The report expects that the state will see more frequent wildfires, which they say will increase respiratory illnesses, heart disease, and other poor health outcomes in the next decades. There are expected increases in average and extreme temperature that are projected to increase the number of heat-related hospitalizations and deaths. The displacement and income loss associated with these climate impacts will increase the risk of homelessness, food insecurity, and mental health effects says the report. 

“The current global pandemic further exposes these inequities and makes addressing the climate crises even more challenging,” said Patrick Allen, OHA director. “The mental health effects of these compounding disasters cannot be overlooked. Traumatic events like the recent wildfires, as well as the anxiety and fear about what the future holds, are having very real impacts on peoples’ daily well-being.”

The populations most exposed and vulnerable to COVID-19 are also the populations that will experience the most adverse effects of climate change, says the report. Communities of color, tribal communities, and rural communities are already disproportionately affected by social, economic, and environmental impacts created by current and historical systems of oppression.

The report cited a national study that reported that Black and African American people throughout the United States are more likely to live in neighborhoods with fewer trees and more heat trapping pavement. The same study also found that Black Americans are more likely to die of heat-related causes than other ethnic and racial groups. A recent study in Portland linked the city’s worst heat islands with discriminatory housing policies that were in place until the 1950s that made it illegal to sell houses to Black people in white neighborhoods.

While the challenges are complex and far reaching, work is already being done to combat rising temperatures and climate change related events.
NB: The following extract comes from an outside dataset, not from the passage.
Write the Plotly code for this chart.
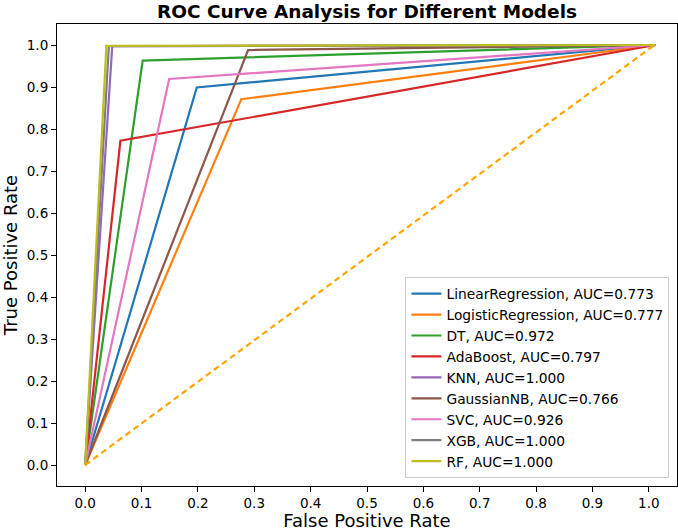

 “Together with partners, the Public Health Division is working to raise awareness of the inequitable ways climate change affects Oregonians and the actions we can take today to build community resilience across our state,” Banks said.

To accomplish this goal, OHA led the development of an interagency Climate Agency Blueprint in October 2020 to assist state agencies in integrating equity in their climate considerations and planning. In the coming year, they plan to also work with organizations serving tribal and rural communities on projects that support culturally specific solutions to wildfire recovery and resilience. 

“Working with our community partners to prevent and prepare for climate change will further enable us to address some of the root causes of health inequities and preventable diseases in Oregon,” Banks said.